Consider the graph shown in figure 3*a*. To get from source *s* to target *t*, one could take either a path going through nodes *u* and *v* or the path going through node *w*. Based on intermediacy, the latter path represents a stronger connection between the source and the target than the former one. This follows from the path contraction property.

Interestingly, main path analysis gives the opposite result, as can be seen in figure 3*b*. For each edge, the figure shows the search path count, which is the number of source-target paths that go through the edge. There are two source-target paths that go through (*s*, *u*) and (*v*, *t*), while all other edges are included only in a single source-target path. Because the search path counts of (*s*, *u*) and (*v*, *t*) are higher than the search path counts of (*s*, *w*) and (*w*, *t*), main path analysis favours paths going through nodes *u* and *v* over the path going through node *w*. This is exactly opposite to the result obtained using intermediacy. Figure 3*b* makes clear that main path analysis yields outcomes that violate the path contraction property. Main path analysis tends to favour longer paths over shorter ones. For the purpose of identifying publications that play an important role in connecting an older and a more recent publication, we consider this behaviour to be undesirable. There are various variants of main path analysis, which all show the same type of undesirable behaviour.

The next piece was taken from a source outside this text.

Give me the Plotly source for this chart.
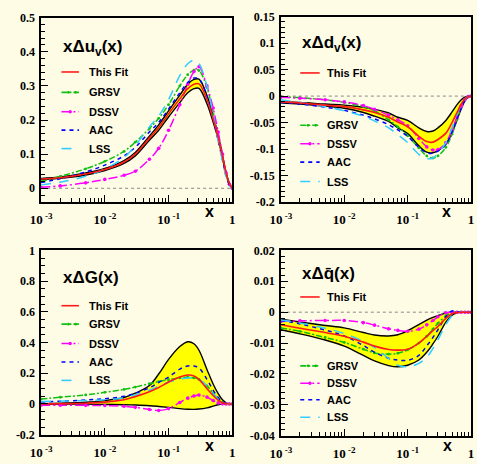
import plotly.graph_objects as go

W, H = 477, 464

# ---------------- data ----------------
X = [0.001, 0.002, 0.005, 0.01, 0.02, 0.03, 0.05, 0.07, 0.1, 0.15,
     0.2, 0.25, 0.3, 0.4, 0.5, 0.6, 0.7, 0.8, 0.9, 1.0]

SERIES = ["This Fit", "GRSV", "DSSV", "AAC", "LSS"]

# x * Delta u_v
UV_FIT = [0.027, 0.031, 0.042, 0.055, 0.077, 0.100, 0.147, 0.178, 0.218, 0.262,
          0.292, 0.305, 0.306, 0.260, 0.203, 0.150, 0.094, 0.044, 0.014, 0.0]
UV_HI = [0.029, 0.033, 0.045, 0.058, 0.081, 0.105, 0.153, 0.186, 0.227, 0.273,
         0.305, 0.319, 0.320, 0.272, 0.212, 0.156, 0.098, 0.046, 0.015, 0.0]
UV_LO = [0.025, 0.029, 0.039, 0.052, 0.073, 0.095, 0.141, 0.170, 0.209, 0.251,
         0.280, 0.292, 0.293, 0.248, 0.194, 0.144, 0.090, 0.042, 0.013, 0.0]
UV_GRSV = [0.020, 0.035, 0.057, 0.079, 0.108, 0.135, 0.175, 0.205, 0.245, 0.300,
           0.333, 0.346, 0.345, 0.295, 0.218, 0.148, 0.088, 0.040, 0.010, 0.0]
UV_DSSV = [0.003, 0.007, 0.016, 0.026, 0.038, 0.050, 0.085, 0.117, 0.170, 0.245,
           0.305, 0.342, 0.356, 0.300, 0.235, 0.165, 0.100, 0.045, 0.012, 0.0]
UV_AAC = [0.017, 0.028, 0.048, 0.068, 0.095, 0.120, 0.165, 0.193, 0.232, 0.280,
          0.310, 0.323, 0.320, 0.270, 0.203, 0.140, 0.085, 0.038, 0.010, 0.0]
UV_LSS = [0.010, 0.018, 0.035, 0.057, 0.090, 0.125, 0.180, 0.212, 0.260, 0.330,
          0.365, 0.375, 0.365, 0.300, 0.215, 0.140, 0.080, 0.035, 0.008, 0.0]

# x * Delta d_v
DV_FIT = [-0.011, -0.013, -0.017, -0.020, -0.026, -0.031, -0.040, -0.049, -0.058, -0.076,
          -0.086, -0.087, -0.082, -0.070, -0.050, -0.031, -0.015, -0.005, -0.001, 0.0]
DV_HI = [-0.0105, -0.012, -0.015, -0.017, -0.021, -0.025, -0.032, -0.040, -0.046, -0.060,
         -0.067, -0.066, -0.060, -0.046, -0.030, -0.016, -0.007, -0.002, -0.0003, 0.0]
DV_LO = [-0.0125, -0.015, -0.019, -0.023, -0.031, -0.038, -0.048, -0.060, -0.071, -0.094,
         -0.106, -0.107, -0.103, -0.091, -0.070, -0.045, -0.024, -0.009, -0.002, 0.0]
DV_GRSV = [-0.001, -0.003, -0.007, -0.012, -0.020, -0.028, -0.045, -0.058, -0.075, -0.098,
           -0.113, -0.117, -0.113, -0.097, -0.072, -0.044, -0.021, -0.007, -0.001, 0.0]
DV_DSSV = [-0.002, -0.004, -0.007, -0.011, -0.018, -0.025, -0.036, -0.045, -0.056, -0.080,
           -0.096, -0.102, -0.101, -0.088, -0.064, -0.039, -0.019, -0.006, -0.001, 0.0]
DV_AAC = [-0.012, -0.015, -0.021, -0.027, -0.036, -0.043, -0.054, -0.064, -0.076, -0.097,
          -0.107, -0.108, -0.104, -0.091, -0.068, -0.043, -0.022, -0.008, -0.001, 0.0]
DV_LSS = [-0.007, -0.012, -0.020, -0.028, -0.038, -0.047, -0.060, -0.073, -0.088, -0.110,
          -0.118, -0.117, -0.108, -0.088, -0.060, -0.035, -0.016, -0.005, -0.001, 0.0]

# x * Delta G
G_FIT = [0.001, 0.002, 0.005, 0.012, 0.027, 0.048, 0.080, 0.107, 0.143, 0.175,
         0.189, 0.183, 0.160, 0.100, 0.055, 0.025, 0.008, 0.002, 0.0, 0.0]
G_HI = [0.002, 0.005, 0.011, 0.022, 0.042, 0.070, 0.120, 0.195, 0.290, 0.374,
        0.405, 0.392, 0.350, 0.225, 0.130, 0.068, 0.027, 0.008, 0.001, 0.0]
G_LO = [0.0, 0.0, -0.001, -0.003, -0.005, -0.007, -0.011, -0.016, -0.022, -0.030,
        -0.034, -0.035, -0.033, -0.025, -0.014, -0.005, -0.001, 0.0, 0.0, 0.0]
G_GRSV = [0.032, 0.044, 0.059, 0.076, 0.095, 0.110, 0.132, 0.146, 0.158, 0.170,
          0.174, 0.170, 0.160, 0.118, 0.070, 0.033, 0.012, 0.003, 0.0, 0.0]
G_DSSV = [-0.008, -0.008, -0.009, -0.010, -0.015, -0.022, -0.036, -0.042, -0.030, 0.010,
          0.038, 0.052, 0.058, 0.045, 0.022, 0.007, 0.001, 0.0, 0.0, 0.0]
G_AAC = [0.013, 0.018, 0.026, 0.034, 0.050, 0.070, 0.105, 0.140, 0.175, 0.227,
         0.248, 0.248, 0.235, 0.160, 0.090, 0.042, 0.014, 0.003, 0.0, 0.0]
G_LSS = [0.017, 0.019, 0.023, 0.027, 0.040, 0.059, 0.090, 0.115, 0.143, 0.162,
         0.170, 0.168, 0.160, 0.120, 0.070, 0.030, 0.010, 0.002, 0.0, 0.0]

# x * Delta qbar
Q_FIT = [-0.0041, -0.0052, -0.0066, -0.0078, -0.0097, -0.0110, -0.0121, -0.0123, -0.0120, -0.0100,
         -0.0078, -0.0060, -0.0046, -0.0020, -0.0005, -0.0001, 0.0, 0.0, 0.0, 0.0]
Q_HI = [-0.0023, -0.0032, -0.0043, -0.0051, -0.0066, -0.0074, -0.0077, -0.0073, -0.0060, -0.0040,
        -0.0026, -0.0017, -0.0011, -0.0003, 0.0, 0.0, 0.0, 0.0, 0.0, 0.0]
Q_LO = [-0.0057, -0.0070, -0.0090, -0.0110, -0.0140, -0.0158, -0.0173, -0.0177, -0.0172, -0.0155,
        -0.0130, -0.0103, -0.0078, -0.0032, -0.0010, -0.0002, 0.0, 0.0, 0.0, 0.0]
Q_GRSV = [-0.0051, -0.0062, -0.0082, -0.0098, -0.0120, -0.0132, -0.0136, -0.0133, -0.0122, -0.0100,
          -0.0078, -0.0055, -0.0036, -0.0012, -0.0002, 0.0, 0.0, 0.0, 0.0, 0.0]
Q_DSSV = [-0.0030, -0.0028, -0.0027, -0.0027, -0.0034, -0.0042, -0.0054, -0.0059, -0.0062, -0.0055,
          -0.0041, -0.0027, -0.0015, -0.0002, 0.0, 0.0, 0.0, 0.0, 0.0, 0.0]
Q_AAC = [-0.0027, -0.0038, -0.0058, -0.0077, -0.0108, -0.0130, -0.0149, -0.0155, -0.0156, -0.0140,
         -0.0109, -0.0082, -0.0057, -0.0015, 0.0004, 0.0002, 0.0, 0.0, 0.0, 0.0]
Q_LSS = [-0.0025, -0.0035, -0.0052, -0.0069, -0.0095, -0.0114, -0.0150, -0.0172, -0.0177, -0.0166,
         -0.0146, -0.0118, -0.0090, -0.0040, -0.0012, -0.0002, 0.0, 0.0, 0.0, 0.0]

X_TICKS = [0.001, 0.01, 0.1, 1]
X_TICK_TEXT = ["10<sup>\u00a0-3</sup>", "10<sup>\u00a0-2</sup>", "10<sup>\u00a0-1</sup>", "1"]

# ---------------- styling ----------------
BG = "#FFFCE6"
SANS = "Liberation Sans"
SERIF = "Liberation Serif"

STYLE = {
    "This Fit": dict(color="#FF1A1A", dash="solid", marker=0),
    "GRSV": dict(color="#10C010", dash="6px,2px,2px,2px", marker=2.8),
    "DSSV": dict(color="#FF00FF", dash="9px,3px,2px,3px", marker=3.6),
    "AAC": dict(color="#0000FF", dash="4px,4px", marker=0),
    "LSS": dict(color="#33CCFF", dash="10px,8px", marker=0),
}


def px(xp):
    return xp / W


def py(yp):
    return 1 - yp / H


PANELS = [
    dict(title="x\u0394u<sub>v</sub>(x)", fit=UV_FIT, hi=UV_HI, lo=UV_LO,
         models=[UV_GRSV, UV_DSSV, UV_AAC, UV_LSS],
         box=(31, 228, 11, 201), yrange=[-0.04, 0.5],
         yticks=[0, 0.1, 0.2, 0.3, 0.4, 0.5], ylabels=["0", "0.1", "0.2", "0.3", "0.4", "0.5"],
         yminor=0.02,
         title_pos=(52, 42), rows=[67, 88, 108, 127, 146], sample=(52, 70), text_x=78,
         xlab=(204, 211)),
    dict(title="x\u0394d<sub>v</sub>(x)", fit=DV_FIT, hi=DV_HI, lo=DV_LO,
         models=[DV_GRSV, DV_DSSV, DV_AAC, DV_LSS],
         box=(278, 474, 10, 201), yrange=[-0.2, 0.15],
         yticks=[-0.2, -0.15, -0.1, -0.05, 0, 0.05, 0.1, 0.15],
         ylabels=["-0.2", "-0.15", "-0.1", "-0.05", "0", "0.05", "0.1", "0.15"],
         yminor=0.01,
         title_pos=(298, 38), rows=[68, 122, 141, 160, 180], sample=(298, 318), text_x=324,
         xlab=(449, 211)),
    dict(title="x\u0394G(x)", fit=G_FIT, hi=G_HI, lo=G_LO,
         models=[G_GRSV, G_DSSV, G_AAC, G_LSS],
         box=(31, 228, 251, 441), yrange=[-0.2, 1.0],
         yticks=[-0.2, 0, 0.2, 0.4, 0.6, 0.8, 1.0],
         ylabels=["-0.2", "0", "0.2", "0.4", "0.6", "0.8", "1"],
         yminor=0.05,
         title_pos=(52, 279), rows=[308, 327, 347, 366, 385], sample=(52, 70), text_x=78,
         xlab=(204, 452)),
    dict(title="x\u0394q\u0304(x)", fit=Q_FIT, hi=Q_HI, lo=Q_LO,
         models=[Q_GRSV, Q_DSSV, Q_AAC, Q_LSS],
         box=(278, 474, 251, 442), yrange=[-0.04, 0.02],
         yticks=[-0.04, -0.03, -0.02, -0.01, 0, 0.01, 0.02],
         ylabels=["-0.04", "-0.03", "-0.02", "-0.01", "0", "0.01", "0.02"],
         yminor=0.002,
         title_pos=(298, 275), rows=[299, 370, 388, 405, 423], sample=(298, 318), text_x=324,
         xlab=(450, 452)),
]

MINOR_X = [k * 10.0 ** e for e in (-3, -2, -1) for k in range(2, 10)]


def bold(size, family=SANS):
    return dict(family=family, size=size, color="black", weight="bold")


fig = go.Figure()
shapes = []
annotations = []
layout_axes = {}

for i, p in enumerate(PANELS, start=1):
    xa = "x" if i == 1 else f"x{i}"
    ya = "y" if i == 1 else f"y{i}"
    x0, x1, y0, y1 = p["box"]

    # error band: lower edge, then upper edge filled down to it
    fig.add_trace(go.Scatter(x=X, y=p["lo"], mode="lines", xaxis=xa, yaxis=ya,
                             line=dict(color="black", width=1.4, shape="spline"),
                             showlegend=False, hoverinfo="skip"))
    fig.add_trace(go.Scatter(x=X, y=p["hi"], mode="lines", xaxis=xa, yaxis=ya,
                             fill="tonexty", fillcolor="#FFFF00",
                             line=dict(color="black", width=1.4, shape="spline"),
                             showlegend=False, hoverinfo="skip"))

    # model curves
    for name, ys in zip(SERIES[1:], p["models"]):
        st = STYLE[name]
        fig.add_trace(go.Scatter(
            x=X, y=ys, xaxis=xa, yaxis=ya, name=name, showlegend=False,
            mode="lines+markers" if st["marker"] else "lines",
            line=dict(color=st["color"], width=1.5, dash=st["dash"], shape="spline"),
            marker=dict(size=st["marker"], color=st["color"]) if st["marker"] else None))

    # central fit
    st = STYLE["This Fit"]
    fig.add_trace(go.Scatter(x=X, y=p["fit"], mode="lines", xaxis=xa, yaxis=ya,
                             name="This Fit", showlegend=False,
                             line=dict(color=st["color"], width=1.6, shape="spline")))

    # axes
    xkey = "xaxis" if i == 1 else f"xaxis{i}"
    ykey = "yaxis" if i == 1 else f"yaxis{i}"
    layout_axes[xkey] = dict(
        type="log", range=[-3, 0], domain=[px(x0), px(x1)], anchor=ya,
        showline=True, linecolor="black", linewidth=1.6, mirror=True,
        ticks="inside", ticklen=7, tickwidth=1, tickcolor="black",
        tickvals=X_TICKS, ticktext=X_TICK_TEXT,
        tickfont=bold(13, SERIF), ticklabelstandoff=5,
        showgrid=False, zeroline=False,
        minor=dict(ticks="inside", ticklen=4, tickwidth=1, tickcolor="black",
                   tickvals=MINOR_X, showgrid=False),
    )
    layout_axes[ykey] = dict(
        range=p["yrange"], domain=[py(y1), py(y0)], anchor=xa,
        showline=True, linecolor="black", linewidth=1.6, mirror=True,
        ticks="inside", ticklen=7, tickwidth=1, tickcolor="black",
        tickvals=p["yticks"], ticktext=p["ylabels"],
        tickfont=bold(12, SERIF), ticklabelstandoff=2,
        showgrid=False, zeroline=False,
        minor=dict(ticks="inside", ticklen=4, tickwidth=1, tickcolor="black",
                   dtick=p["yminor"], showgrid=False),
    )

    # dotted zero reference
    shapes.append(dict(type="line", xref=f"{xa} domain", yref=ya, x0=0, x1=1, y0=0, y1=0,
                       line=dict(color="#888888", width=1, dash="dot"), layer="below"))

    # panel title
    tx, ty = p["title_pos"]
    annotations.append(dict(text=p["title"], x=px(tx), y=py(ty), xref="paper",
                            yref="paper", xanchor="left", yanchor="middle", showarrow=False,
                            font=bold(17)))

    # legend built from the series names and styles
    sx0, sx1 = p["sample"]
    for name, ry in zip(SERIES, p["rows"]):
        st = STYLE[name]
        shapes.append(dict(type="line", xref="paper", yref="paper",
                           x0=px(sx0), x1=px(sx1), y0=py(ry), y1=py(ry),
                           line=dict(color=st["color"], width=1.6,
                                     dash=st["dash"])))
        if st["marker"]:
            r = st["marker"] / 2
            centers = [sx0 + (sx1 - sx0) * f for f in ((0.5,) if name == "DSSV" else (0.4, 0.8))]
            for cx in centers:
                shapes.append(dict(type="circle", xref="paper", yref="paper",
                                   x0=px(cx - r), x1=px(cx + r), y0=py(ry - r), y1=py(ry + r),
                                   fillcolor=st["color"], line=dict(width=0)))
        annotations.append(dict(text=name, x=px(p["text_x"]), y=py(ry),
                                xref="paper", yref="paper", xanchor="left", yanchor="middle",
                                showarrow=False, font=bold(11)))

    # axis title "x"
    lx, ly = p["xlab"]
    annotations.append(dict(text="x", x=px(lx), y=py(ly), xref="paper", yref="paper",
                            xanchor="center", yanchor="middle", showarrow=False,
                            font=bold(16)))

fig.update_layout(
    width=W, height=H, margin=dict(l=0, r=0, t=0, b=0),
    paper_bgcolor=BG, plot_bgcolor=BG, showlegend=False,
    shapes=shapes, annotations=annotations, **layout_axes,
)

fig.write_html("out.html")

Instead of focusing on the probability of the existence of at least one active source-target path, as is done by intermediacy, one could also focus on the expected number of active source-target paths going through a node. This alternative approach, which we refer to as the expected path count approach, is illustrated in figure 3*c*. As can be seen in the figure, nodes *u* and *v* have a higher expected path count than node *w*. Paths going through nodes *u* and *v* may, therefore, be favoured over the path going through node *w*. Figure 3*c* shows that, unlike intermediacy, the expected path count approach does not have the path contraction property. Depending on the probability *p*, contracting paths may cause expected path counts to decrease rather than increase. Because the expected path count approach does not have the path contraction property, we do not consider this approach to be a suitable alternative to intermediacy.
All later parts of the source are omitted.